Geeks Inherit The Earth
by ambyrne
Lifestyle, TechnologyThe geek will inherit the earth, and I’m delighted

Watching the new Star Trek series on Netflix the other night a thought struck me, I’m still a geek. It wasn’t the first time I had the idea pop into my head, it was just the co-incidence of simultaneously getting a message on Facebook from someone I went to school with. These things will all make sense, I promise.

I don’t have many of my secondary school friends on Facebook, (that’s high school for those of you state-side) and the reason is simple. I didn’t fit in back then. I was the weird kid, the nerd, the guy who said funny things, and by funny I mean they were hilarious in Klingon, but to anyone else they just seemed strange. While everyone else was watching football or talking about Dawson’s Melrose 90210 (yeah I know that’s not right) I was watching Star Trek TNG and the X-Files.

I didn’t care really that I had different interests to everyone else, and for the most part I didn’t care that they made fun of me for it. If they were doing that they’re not kicking me or trying to set fire to my hair which is always a plus.I just felt that science fiction and fantasy were a better lens for life then soap operas, and at the very least they promoted an optimistic view of the future as well as being complete escapism from reality.

Doom

Doom

When I was about 13 or 14 my year was given the Hobbit to read and I remember clearly that I was the only person in my class who actually finished the book. Even some of the smarter guys in the room confessed that it was too long and they couldn’t get through it, but I ate it up and bought the Lord of the Rings trilogy shortly afterwards. This was not to be an isolated incident. I played board games like Hero Quest which was a pared back knock off of dungeons and dragons. I had a stack of computer games and for years looked for someone to play multiplayer Doom with. To no avail.

Sufficed to say I didn’t really get along with the other kids. Foolishly I learned to hide this geeky side of me as I got older and talked about my forbidden loves of Babylon 5 and Quantum Leap less and less. By the time I reached the end of school I had learned to all but keep my mouth shut about my hobbies and interests and sought refuge online and in the few stores like Forbidden Planet around Dublin.

Suddenly in college my eyes were opened up. I met groups that not only shared my interests, they expressed them in societies, film nights and even group gaming sessions. Slowly but surely I began to realize that not only was there a place for the fandom and Trekkie-ness, but it could be a positive.

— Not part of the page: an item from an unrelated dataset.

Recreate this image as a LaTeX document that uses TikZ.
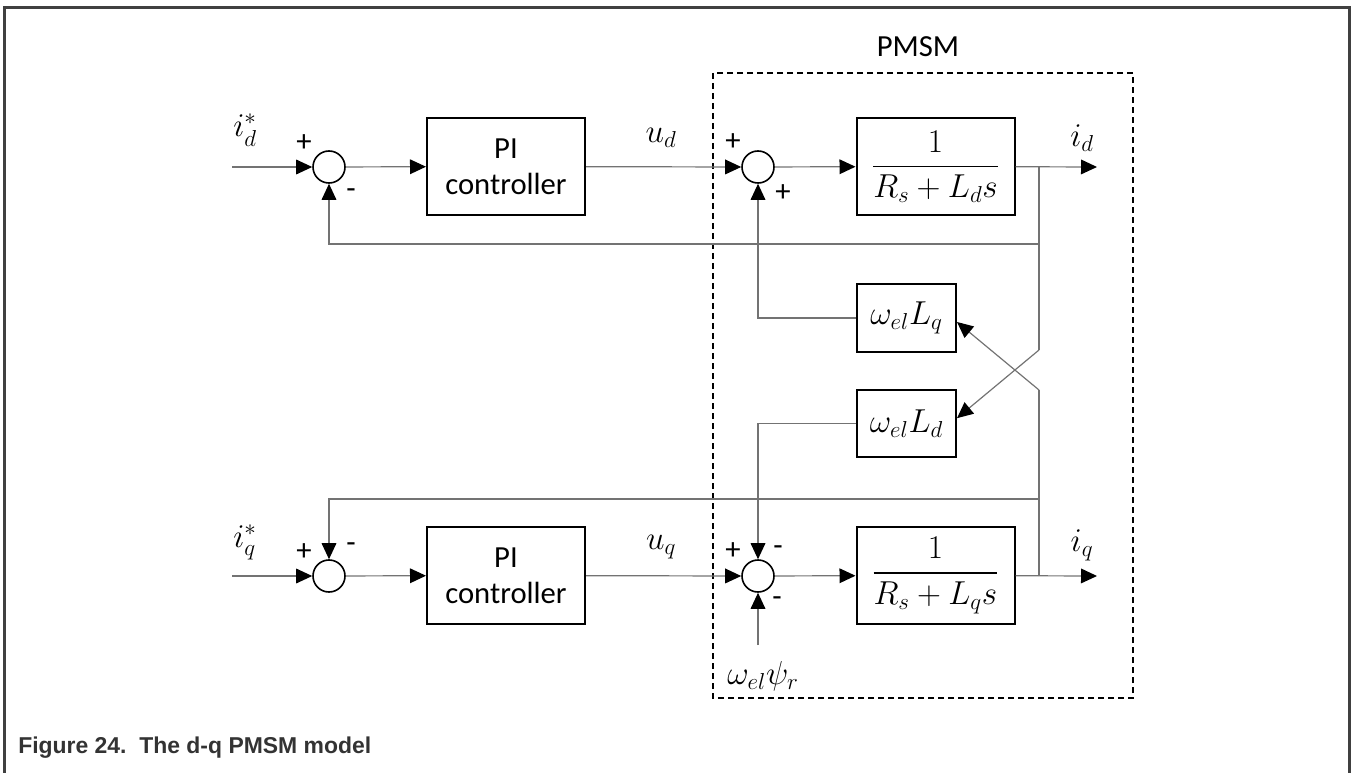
\documentclass[tikz,border=0pt]{standalone}
\usepackage{amsmath}
\usepackage{fontspec}
\setmainfont{Carlito}
\newfontfamily\capfont{Liberation Sans}
\usetikzlibrary{arrows.meta}

\begin{document}
\begin{tikzpicture}[x=0.75pt,y=-0.75pt,
    font=\fontsize{23}{27}\selectfont,
    sig/.style={draw=black!55,line width=0.9pt},
    tip/.style={sig,-{Triangle[length=12pt,width=11pt,color=black]}},
    blk/.style={draw,line width=1.5pt,minimum width=118.5pt,minimum height=72.75pt,align=center,inner sep=0pt},
    gain/.style={blk,minimum width=74.25pt,minimum height=50.5pt},
    sum/.style={draw,circle,line width=1.2pt,minimum size=24pt,inner sep=0pt},
    sgn/.style={inner sep=0pt}]
    \useasboundingbox (0,0) rectangle (1352,773);
    \draw[line width=2.25pt,draw=black!75] (4.5,773) -- (4.5,7.5) -- (1349.5,7.5) -- (1349.5,773);

    \node[sum] (sumd) at (329,167) {};
    \node[blk] (pid) at (506,166.5) {PI\\controller};
    \node[sum] (sumdm) at (758,167) {};
    \node[blk] (gd) at (935.5,166.5) {$\dfrac{1}{R_s+L_d s}$};
    \node[gain] (wlq) at (906.5,318) {$\omega_{el}L_q$};
    \node[gain] (wld) at (906.5,423.5) {$\omega_{el}L_d$};
    \node[sum] (sumq) at (329,576) {};
    \node[blk] (piq) at (506,575.5) {PI\\controller};
    \node[sum] (sumqm) at (758,576) {};
    \node[blk] (gq) at (935.5,575.5) {$\dfrac{1}{R_s+L_q s}$};

    \coordinate (ind) at (232,167);
    \coordinate (inq) at (232,576);
    \coordinate (brd) at (1039,167);
    \coordinate (brq) at (1039,576);
    \coordinate (outd) at (1097,167);
    \coordinate (outq) at (1097,576);
    \coordinate (fbd) at (1039,244);
    \coordinate (fbq) at (1039,499);
    \coordinate (crd) at (1039,350);
    \coordinate (crq) at (1039,390);
    \coordinate (psi) at (758,645);

    \draw[dashed,dash pattern=on 4.5pt off 3pt,line width=1.4pt] (713,73) rectangle (1133,698);
    \node (pmsm) at (918,47) {PMSM};

    \draw[tip] (ind) -- (sumd.west);
    \draw[tip] (sumd) -- (pid);
    \draw[tip] (pid) -- (sumdm.west);
    \draw[tip] (sumdm) -- (gd);
    \draw[tip] (gd) -- (outd);
    \draw[tip] (fbd) -| (sumd.south);
    \draw[sig] (brd) -- (crd);
    \draw[tip] (crd) -- ([yshift=4pt]wld.east);
    \draw[sig] (brq) -- (crq);
    \draw[tip] (crq) -- ([yshift=-3pt]wlq.east);
    \draw[tip] (wlq.west) -| (sumdm.south);
    \draw[tip] (wld.west) -| (sumqm.north);
    \draw[tip] (fbq) -| (sumq.north);
    \draw[tip] (inq) -- (sumq.west);
    \draw[tip] (sumq) -- (piq);
    \draw[tip] (piq) -- (sumqm.west);
    \draw[tip] (sumqm) -- (gq);
    \draw[tip] (gq) -- (outq);
    \draw[tip] (psi) -- (sumqm.south);

    \node (isd) at (245,130) {$i_d^*$};
    \node (isq) at (245,542) {$i_q^*$};
    \node (ud) at (661,138) {$u_d$};
    \node (uq) at (661,547) {$u_q$};
    \node (id) at (1082,138) {$i_d$};
    \node (iq) at (1082,545) {$i_q$};
    \node (psil) at (763,676) {$\omega_{el}\psi_r$};

    \node[sgn] (s1) at (304,143) {+};
    \node[sgn] (s2) at (351,194) {-};
    \node[sgn] (s3) at (733,142) {+};
    \node[sgn] (s4) at (783,193) {+};
    \node[sgn] (s5) at (304,552) {+};
    \node[sgn] (s6) at (351,548) {-};
    \node[sgn] (s7) at (733,551) {+};
    \node[sgn] (s8) at (778,551) {-};
    \node[sgn] (s9) at (777,602) {-};

    \node[font=\capfont\bfseries\fontsize{17.2}{20}\selectfont,text=black!80,anchor=base west,inner sep=0pt] (cap) at (18,753) {Figure 24.\ \ The d-q PMSM model};
\end{tikzpicture}
\end{document}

I joined college at an interesting time when the dot-com bubble hadn’t quick burst yet and people were still very much in the technology frame of mind. Stories were still coming from Silicon Valley of untold riches that could be made by the tech-savvy and the majority of these people were geeks like me. Even after the bubble went pop the enthusiasm didn’t falter that this was the space to be in.

Over the next few years it became clear that no industry could escape the reach of computers, the internet and technology in general. Once seemingly inflexible and conservative industries and business were learning to embrace the future. Banks for example saw the benefit of doing things digitally instead of cheques and tellers. Even farming started to use monitors for livestock, automated machines for crops and more. Before long the most coveted jobs were in IT and along with this came the rise of the geek.

Commodore 64

Commodore 64 The Peak In Computing

Before long it seemed like everyone was a fan of Firefly. Conversations about favorite superheros became the norm in even the most uptight circles, and the world started to cash in on this. Not only this but the money starting flowing to the techies again. Hollywood caters for the Marvel and DC fans and TV shows are being revived, sometimes really well in the forms of Battlestar Galactica and the new Star Trek. Games are going retro to let you relive your Commodore C64 days of old or if you were a console kid, there are a range of mini retro console machines where you can live out your 16 bit glory days when you used Mario to squish mushrooms.

Something else has changed. At first I became a go-to person when people had issues with their PC or their phone, but more recently I get asked about the new gadgets they should buy, or what movie to start with in a cinematic universe. The power, the glorious power. However, there is something to note. Where once I was the outsider, the alien if you’ll excuse the pun I’m now just part of the crowd. The community has subdivided into factions and at times I struggle to keep up in the arguments over Anime or which adventure time character is the best.

Geek life has become main stream, and this is great. Yeah there is some snobbery involved and, like with any special interests there are those who go to the extremes with their fandom and can come across a bit cult like at times, but the main point is that we’re all geeks now, whether we like it or not. As a funny side note, I have run into people I was in school with who have apologized for picking on me when they were younger and I’ve even had full-blown debates with some of them over shows they have finally got around to watching.

Yup, the tech guys are the ones making the big bucks with their app ideas and the gadgets they create, and they paved the way for the rest of us, but now it seems, particularly where I live, that the geek is the majority. At the very least, TV, entertainment, movies even kids toys seem to be focused squarely at sci-fi enthusiast and the fantasy fan. Even our clothing lines spoil bat symbols and the traits of some Harry Potter house from time to time, so yeah the geeks are here to stay.

Note, I deliberately left out any reference to the Big Bang Theory as its such a divisive TV show among geeks. Besides, it sucks.